Lovely, Danny. You're touching Jace, and all you can think of is a dead demon. "Why did you give up the Family?"

Jace's eyes flew open, dug into mine, oceans of blue. I smelled his Power rising, twining with my own. "I don't need it, Danny," he answered softly. "What good is a whole fucking Family without you?"

If he'd hit me in the solar plexus with a quarterstaff I might have regained my breath more quickly. My skin flushed with heat. "You…" I sounded breathless. My fingers sank into his skin, his desire rose, wrapping around me. The threads of the tapestry hung on my west wall shifted, the sound brushing against sensitive air, and for once I did not look to see what Horus and Isis, in their cloth-bound screen, would tell me.

He tore away from me, his staff smacking once against my floor, and stalked across the room to my fieldstone altar, set against the wall between the living room and the kitchen.
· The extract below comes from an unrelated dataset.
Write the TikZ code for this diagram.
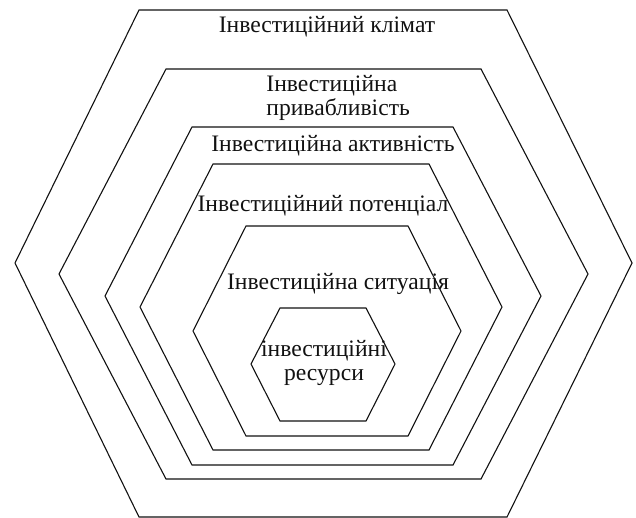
\documentclass[tikz,border=0pt]{standalone}
\usepackage{fontspec}
\setmainfont{Liberation Serif}
\usepackage{tikz}
\usetikzlibrary{positioning}
\definecolor{hxInk}{HTML}{111111}
\tikzset{
  hexline/.style ={draw=hxInk,line width=0.55pt,line join=miter},
  lbl/.style     ={font=\fontsize{11.8}{11.8}\selectfont,text=hxInk,inner sep=0pt},
  mlbl/.style    ={lbl,font=\fontsize{11.8}{10}\selectfont,align=left},
  clbl/.style    ={lbl,align=center},
}

\begin{document}
\begin{tikzpicture}[x=0.5pt,y=-0.5pt]
\useasboundingbox (0,0) rectangle (636,518);
%% nested hexagons: top-left x / top-right x / left tip / right tip / top y / tip y / bottom y
\foreach \xl/\xr/\vl/\vr/\ty/\my/\by in {139/507/15/632/10/263/517,
    166/481/59/588/69/274/479, 192/453/105/541/127/296/465,
    213/429/140/502/164/307/450, 246/408/193/461/226/331/436,
    280/366/251/395/308/364/421}
  \draw[hexline] (\xl,\ty) -- (\xr,\ty) -- (\vr,\my) -- (\xr,\by)
                 -- (\xl,\by) -- (\vl,\my) -- cycle;

\node[lbl,anchor=base] (klimat)  at (327,33)  {Інвестиційний клімат};
\node[mlbl,anchor=west] (pryvab) at (266,98)  {Інвестиційна\\привабливість};
\node[lbl,anchor=base] (aktyv)   at (333,152) {Інвестиційна активність};
\node[lbl,anchor=base] (potenc)  at (323,212) {Інвестиційний потенціал};
\node[lbl,anchor=base] (sytuac)  at (338,289) {Інвестиційна ситуація};
\node[clbl] (resurs)             at (324,363) {інвестиційні\\ресурси};
\end{tikzpicture}
\end{document}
He'd set up his own small altar next to it, lit with novenas; set out a half-bottle of rum, a pre-Parapsychic-Act painting of Saint Barbara for his patron Chango, a dish of sticky caramel candy, and a brass bowl of dove's blood from his last devotional sacrifice. The candleflames trembled. "Even the loa can't force a woman's heart," he said quietly. "Here's your invitation." A square of thick white expensive paper, produced like a card trick, held up so I could see it over his left shoulder.

"Jace."

"You'd better go." His voice cut across mine. "I hear the Prime doesn't like to be kept waiting, and I had to pay to get this."

"Jace—"

"I'll have any dirt on your normal by tomorrow afternoon. Okay?"

"Jason—"

"Will you just go, Danny?"

Irritation rasped under my breastbone. I stalked up to him, snatched the paper out of his hand, and heard the proximity-chime ring. The hoverlimo was here. Jace tapped his datband, keying it in through the house's security net. I pulled the shields apart slightly to let the big metal thing maneuver into my front yard. I took a deep breath, scooped up my cloak and the pictures, and stamped out of the living room.

If I hadn't been part-demon, with all a demon's acuity, I would never have heard his murmur. "I had to give it up, Danny. I had to. For you."

Oh, Jace.

I shook my head. He was right, I was going to be late. And in Santiago City, you never wanted to be late while visiting the suckheads.